In some instances, an unsuspecting PC user may unknowingly install a backdoor from an email attachment or alongside downloaded files from a file-sharing service. Fraudsters disguise the infection with suggestive names and texts, enticing the victim to open or run the infected object. Additionally, software backdoors can be introduced into a computer by other malware, silently spreading through the information system without triggering warnings or dialog boxes that might raise the user's suspicion, much like worms.
How to Prevent Backdoor Attacks?
Unfortunately, no one is immune to backdoor attacks. Hackers are constantly improving techniques and creating more sophisticated malicious files to gain access to user devices. However, by following the instructions below, you can reduce the risk of a successful backdoor infection:
Close Unused Network Ports
An open port on your network can receive traffic from remote locations, creating a potential weak point.
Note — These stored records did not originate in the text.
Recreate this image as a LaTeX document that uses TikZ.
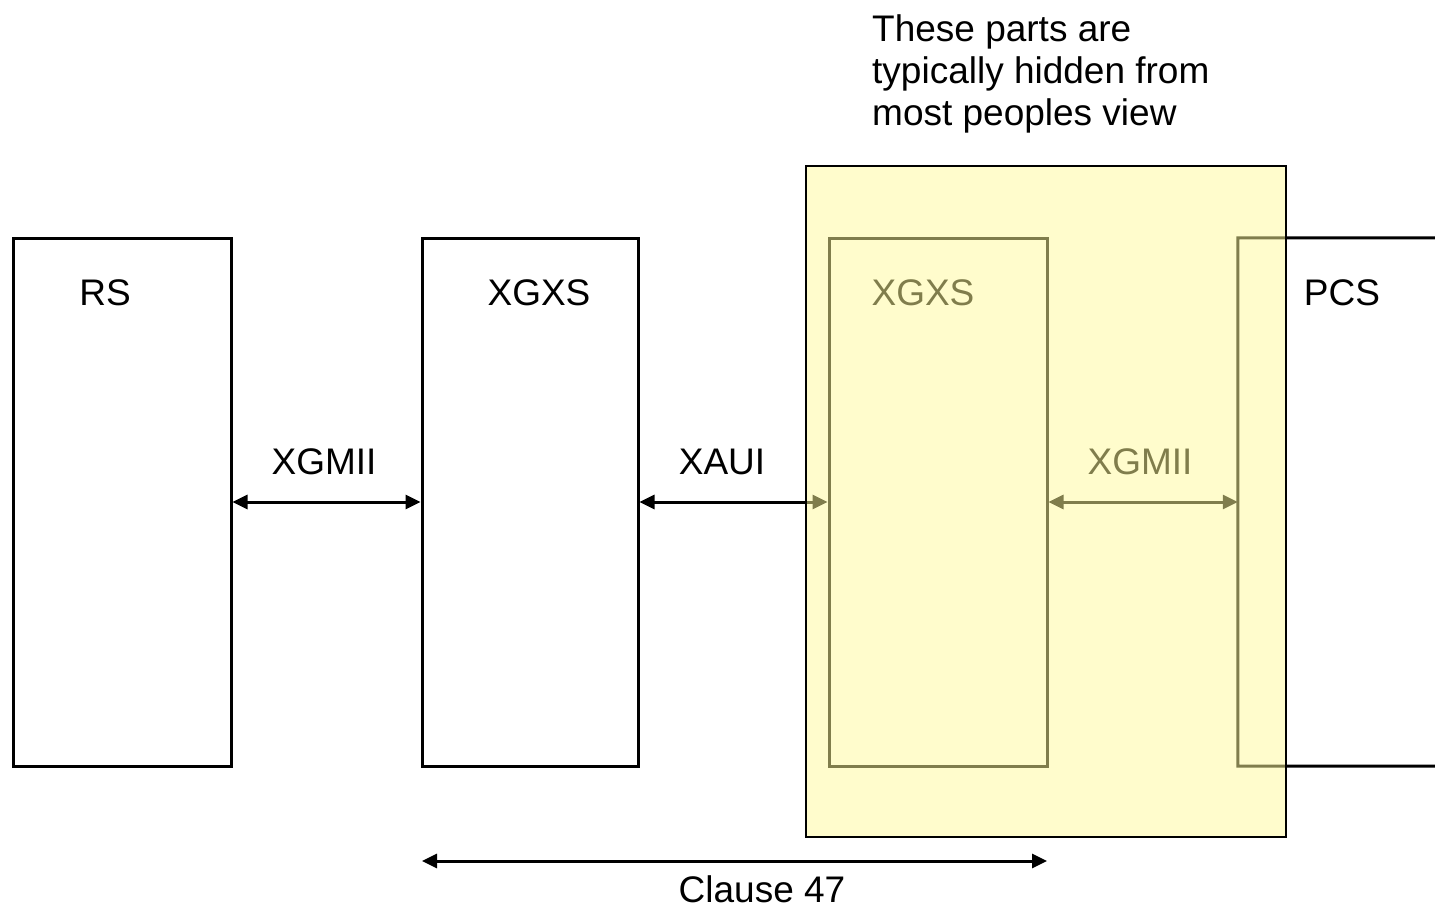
\documentclass[tikz,border=0pt]{standalone}
\usepackage{fontspec}
\setmainfont{Liberation Sans}
\usetikzlibrary{arrows.meta}
\begin{document}
\begin{tikzpicture}[x=1pt,y=-1pt,
  box/.style={draw=black, line width=3pt, minimum height=528pt, inner sep=0pt},
  lbl/.style={font=\fontsize{37}{42}\selectfont, inner sep=0pt, anchor=base},
  biarr/.style={line width=3pt, {Triangle[length=15pt,width=14pt]}-{Triangle[length=15pt,width=14pt]}, shorten <=0pt, shorten >=0pt}]
\useasboundingbox (0,0) rectangle (1435,907);
% boxes
\node[box, minimum width=218pt] (rs) at (122,502) {};
\node[box, minimum width=216pt] (xgxs) at (530,502) {};
\node[box, minimum width=218pt] (ixgxs) at (938,502) {};
\node[inner sep=0pt, minimum width=400pt, minimum height=528pt] (pcs) at (1438,502) {};
\draw[line width=3pt] (1440,238) -- (pcs.north west) -- (pcs.south west) -- (1440,766);
% labels in boxes
\node[lbl] (lrs) at (105,305) {RS};
\node[lbl] (lxgxs) at (539,305) {XGXS};
\node[lbl] (lixgxs) at (923,305) {XGXS};
\node[lbl] (lpcs) at (1342,305) {PCS};
% connectors
\draw[biarr] (rs.east) -- (xgxs.west);
\draw[biarr] (xgxs.east) -- (ixgxs.west);
\draw[biarr] (ixgxs.east) -- (pcs.west);
\node[lbl] (lx1) at (324,474) {XGMII};
\node[lbl] (lxaui) at (722,474) {XAUI};
\node[lbl] (lx2) at (1140,474) {XGMII};
% clause 47
\coordinate (c1) at (422,861);
\coordinate (c2) at (1047,861);
\draw[biarr] (c1) -- (c2);
\node[lbl] (lcl) at (762,902) {Clause 47};
% overlay
\fill[fill=yellow!40, fill opacity=0.5] (806,166) rectangle (1286,837);
\node[draw=black, line width=2.5pt, minimum width=480pt, minimum height=671pt, inner sep=0pt] (hidden) at (1046,501.5) {};
% top text
\node[lbl, anchor=base west] (t1) at (872,42) {These parts are};
\node[lbl, anchor=base west] (t2) at (872,83) {typically hidden from};
\node[lbl, anchor=base west] (t3) at (872,125) {most peoples view};
\end{tikzpicture}
\end{document}
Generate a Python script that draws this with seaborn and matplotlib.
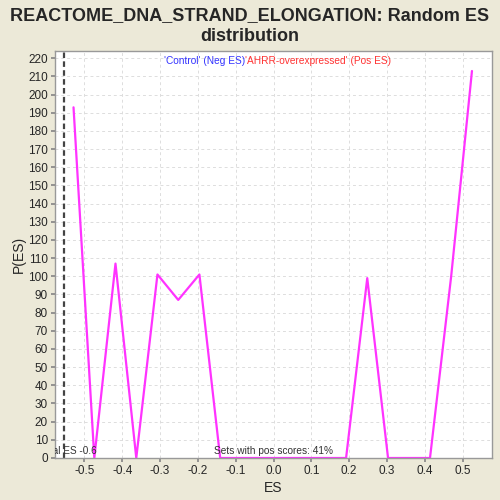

Hackers usually target unused ports, allowing them to install backdoors that gain access to your device. No software will alert you to the intrusion. However, this isn't a problem for most home users since home router ports are closed by default. Small business owners should exercise caution when opening ports.
Use Strong Passwords
An insecure or default password is a green light for hackers to access your accounts. Once they crack one account, they can easily access your other accounts and devices. This is how hackers used the Mirai botnet in 2016, affecting 2.5 million IoT devices worldwide. It was designed to scan the Internet for IoT devices with unchanged default passwords, then hack into those devices and enslave them with a botnet. We recommend using only strong passwords and enabling MFA to protect your accounts from unauthorized access.
Keep Your Software Up-to-date
Hackers can exploit vulnerabilities to install malware on users' devices. Installing updates for your operating system may cause some discomfort, but it helps developers fix vulnerabilities, reducing the risk of backdoors appearing on the system.
Download Files with Caution
Most malware attacks are caused by users. If you download a free program that usually costs money or download the latest Marvel movie via torrent and suddenly install a malicious file, your system becomes vulnerable. When downloading any file from the Internet, check if you're only getting the file you need or if you're also getting malware as a bonus. Even if the file behaves like the one you're looking for, it could be a trojan. Always download files from official websites and avoid pirate sites.
Use a Firewall and Antivirus
Always use advanced antivirus software along with a firewall. This can detect and prevent malware, including trojans, cryptojackers, spyware, and rootkits. A firewall is essential for backdoor protection because it monitors your device's incoming and outgoing traffic. If someone outside your network tries to access your device, the firewall will block them. Antivirus can detect backdoor viruses and neutralize them before they can infect your computer.